In other words, you can’t usually use automation tools to take an environment that’s already running and modify it or tweak it. In most cases, you’d have to wipe out everything you currently have in place and recreate it from the ground up. That’s the way most infrastructure automation tools are designed to work.
From an agility standpoint, this means it can be harder to react quickly to subtle changes. Maybe you just want to add a few servers to your cluster in response to a spike in demand or you want to modify a few configuration files in a host OS. If you rely on infrastructure automation too heavily, making these changes will likely be a much larger (and more resource-intensive) affair than it would be if you can make them manually.
Your infrastructure isn’t consistent (or you plan to change it)
A final consideration that makes infrastructure automation a poor solution in some cases is the fact that infrastructures are not always consistent. Infrastructure automation works well if you need to spin up environments constantly on infrastructure composed of the same types of servers, clusters, operating systems and so on. Automation is less useful if your deployment environments vary – if you use multiple clouds at the same time, for example, or if you update your infrastructure frequently.
Conclusion: When you should use infrastructure automation
The point of this post is not to underline the limitations of infrastructure automation. Instead, the goal is to highlight reasons why automation doesn’t always make sense, offering a more grounded perspective on automation for DevOps folks.

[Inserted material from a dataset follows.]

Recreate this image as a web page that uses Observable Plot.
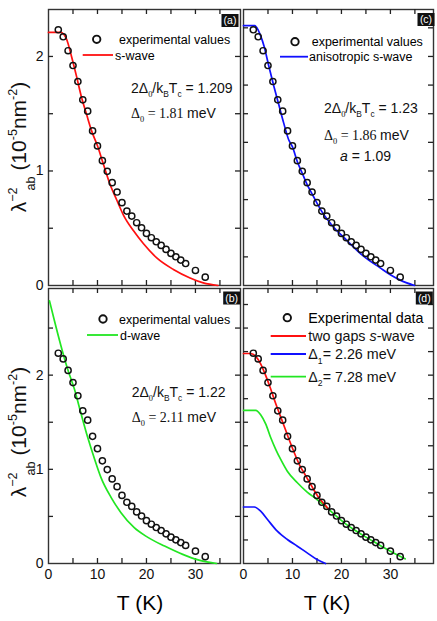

The overriding lesson is that it’s a mistake to automate simply for automation’s sake. You should ensure the automation you implement serves larger goals of increased efficiency or reliability. In many situations, automation does just that. But, when the effort required to automate outweighs the benefits, you shoot yourself in the foot by pursuing automation at all costs. That’s true of infrastructure automation as well as of any other type of automation in DevOps.